On 2019-09-22 20:08, Greg (Strider) Moore wrote:

As Niklas points out there are multiple solutions that can easily solve
this.



Many solutions yes. But leaving this to the last minute may result in
your trying to fit a simple solution into a ship that was not planned to
handle it and require some serious engineering changes.


Agree to disagree here. Any solution is going to be constrained by the
structure and tank design. They're not going to make major changes to
the design that would do something like change the tank geometry.

Consider the function of lowering cargo pallets to ground. If you will
have some rail deploy out the door and then a crane be able to lift
cargo pallet from cargo floor, move to the outside and lower pallet
down, then that rail needs to have structural attach point that designed
at the right location. So when designing the structure of Starship, you
need to think of that. Not only to have structural elements where a rail
would need to be attached, but also to live without strucrtural elements
going through door frames.


That's a minor thing compared to, say, the structure needed to support
the winglets/flaps on the spacecraft. The loads on those during an
earth reentry are *very* high compared to rails/cranes/ladders/etc.
needed on Mars to lower cargo and crew to the surface (and back up
again).

And there is also the issue of testing pressurized doors that are larger
than humans have ever built (which are truly airtight and safe). Unless
they do CBM hatch sized doors for both human and cargo exits.


I'm pretty sure that the doors used for test facilities at NASA
installations would beg to differ. Especially those in Ohio. This
really isn't that hard of a problem. That's just straightforward
mechanical engineering.

If manned vs cargo Starships will have totally seperate setructures,


This is extremely doubtful. Everything from the base up to the top of
the propellant tanks would be essentially the same. Minor differences
might be introduced, but keeping them as close to the same as possible
means commonality which reduces production and maintenance costs.

then SpaceX can start to work on the cargo version now and only worry
about the doors needed to release satellites in orbit.


Obviously cargo Starship will be the first. They're not launching crew
in it on the first flight like the shuttle did. We very nearly lost
STS-1 and its crew on Columbia's first flight. That's a mistake no one
will repeat.

But when it
stats work on the manned version, it really needs to start planning ALL
the details of anything that would replace normal skin of ship as well
as punch large enough holes to force discontinuity in structural elements.
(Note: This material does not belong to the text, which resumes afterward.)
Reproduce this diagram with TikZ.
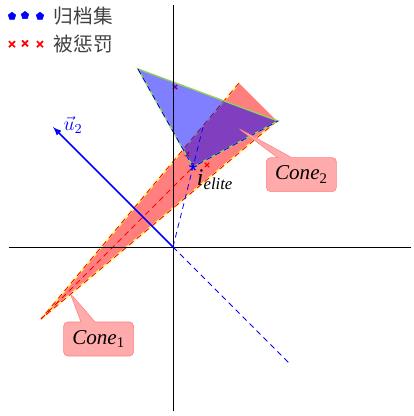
\RequirePackage{fix-cm}
\documentclass[tikz,border=0pt]{standalone}
\usepackage{fontspec}
\newfontfamily\cjk{Noto Sans CJK SC}
\newfontfamily\tnr{Liberation Serif}
\usepackage{xcolor}
\usetikzlibrary{arrows}
\usetikzlibrary{calc, math}
\usetikzlibrary{shapes.callouts}
\usetikzlibrary{plotmarks}

\definecolor{edgegreen}{RGB}{150,205,95}
\definecolor{edgeyellow}{RGB}{255,245,120}

\begin{document}
\begin{tikzpicture}[
conelabel/.style={rectangle callout, rounded corners=3pt, fill=red!33, draw=red!50,
  callout pointer width=0.35cm, minimum width=1.75cm, minimum height=0.85cm,
  font=\tnr\fontsize{15}{17}\selectfont},
ray/.style={dash pattern=on 4pt off 3pt, line width=0.6},
legendtext/.style={anchor=west, text=black!75, font=\cjk\fontsize{14}{16}\selectfont},
]
\useasboundingbox (-4.325,-4.225) rectangle (6.0,6.175);
\tikzmath{
\h=7.7;
}
\coordinate (O) at (0,0);
\coordinate (ielite) at (0.5,2);
\coordinate (apex) at (-3.3,-1.8);
\coordinate (r1) at ($(apex)+(50:\h)$);
\coordinate (r2) at ($(apex)+(40:\h)$);
\coordinate (b1) at (-0.875,4.45);
\coordinate (b2) at (2.625,3.15);

% cone 1
\fill[red, opacity=0.5] (apex) -- (r1) -- (r2) -- cycle;
\draw[edgeyellow, line width=1.2] (r1) -- (apex) -- (r2);
\draw[red, ray] (r1) -- (apex) -- (r2);
\draw[red, ray] (apex) -- (ielite);
% punished points
\draw[red, line width=0.9] plot[only marks, mark=x, mark size=2.2pt] coordinates {(0.05,4.0) (0.35,2.325) (0.85,2.05)};

% cone 2
\fill[blue, opacity=0.5] (ielite) -- (b1) -- (b2) -- cycle;
\draw[edgegreen, line width=1] (ielite) -- (b1) -- (b2) -- cycle;
\draw[blue, ray] (b1) -- (ielite) -- (b2);

% axes
\coordinate (xl) at (-4.1,0);
\coordinate (xr) at (5.95,0);
\coordinate (yb) at (0,-4.1);
\coordinate (yt) at (0,6.05);
\draw[line width=0.7] (xl) -- (xr);
\draw[line width=0.7] (yb) -- (yt);

% direction u2
\coordinate (u2) at (-3,3);
\coordinate (u2neg) at (2.9,-2.9);
\draw[-latex, blue, line width=1.1] (O) -- (u2);
\node[blue, font=\fontsize{14}{16}\selectfont] (u2lab) at (-2.5,3.05) {$\vec{u}_2$};
\draw[blue, ray] (O) -- (u2neg);
\draw[blue, ray] (O) -- ($1.5*(ielite)$);

% elite
\draw[blue, line width=0.9] plot[only marks, mark=star, mark size=2.8pt] coordinates {(ielite)};
\node[font=\tnr\itshape\fontsize{17}{19}\selectfont] (elitelab) at (1.05,1.68) {i\textsubscript{elite}};

% callouts
\coordinate (c1tip) at (-2.575,-1.15);
\coordinate (c2tip) at (1.625,2.975);
\node[conelabel, callout absolute pointer=(c1tip)] (cone1) at (-1.86,-2.3) {\itshape Cone\textsubscript{\upshape 1}};
\node[conelabel, callout absolute pointer=(c2tip)] (cone2) at (3.21,1.81) {\itshape Cone\textsubscript{\upshape 2}};

% legend
\draw[blue] plot[only marks, mark=pentagon*, mark size=2.8pt] coordinates {(-4.025,5.77) (-3.7,5.79) (-3.325,5.77)};
\node[legendtext] (archlab) at (-3.1,5.77) {归档集};
\draw[red, line width=1.2] plot[only marks, mark=x, mark size=3pt] coordinates {(-4.025,5.07) (-3.7,5.09) (-3.325,5.07)};
\node[legendtext] (punlab) at (-3.1,5.07) {被惩罚};

\end{tikzpicture}
\end{document}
The upper portion of the Starships will necessarily be different
internally. But structurally, I have a feeling that these beasts will
be overbuilt by aerospace standards. Having a large factor of safety is
a "good thing" enabled by in orbit refueling.

So really early on in the ship's design, they need to think about
this.


Sure, internally. But being a private company means we're not privy to
such details unless Elon Musk himself decides otherwise.

This idle speculation is largely irrelevant given that Elon Musk is
giving us an update in a matter of days. Just wait a bit and I'm sure
he'll answer some of these questions.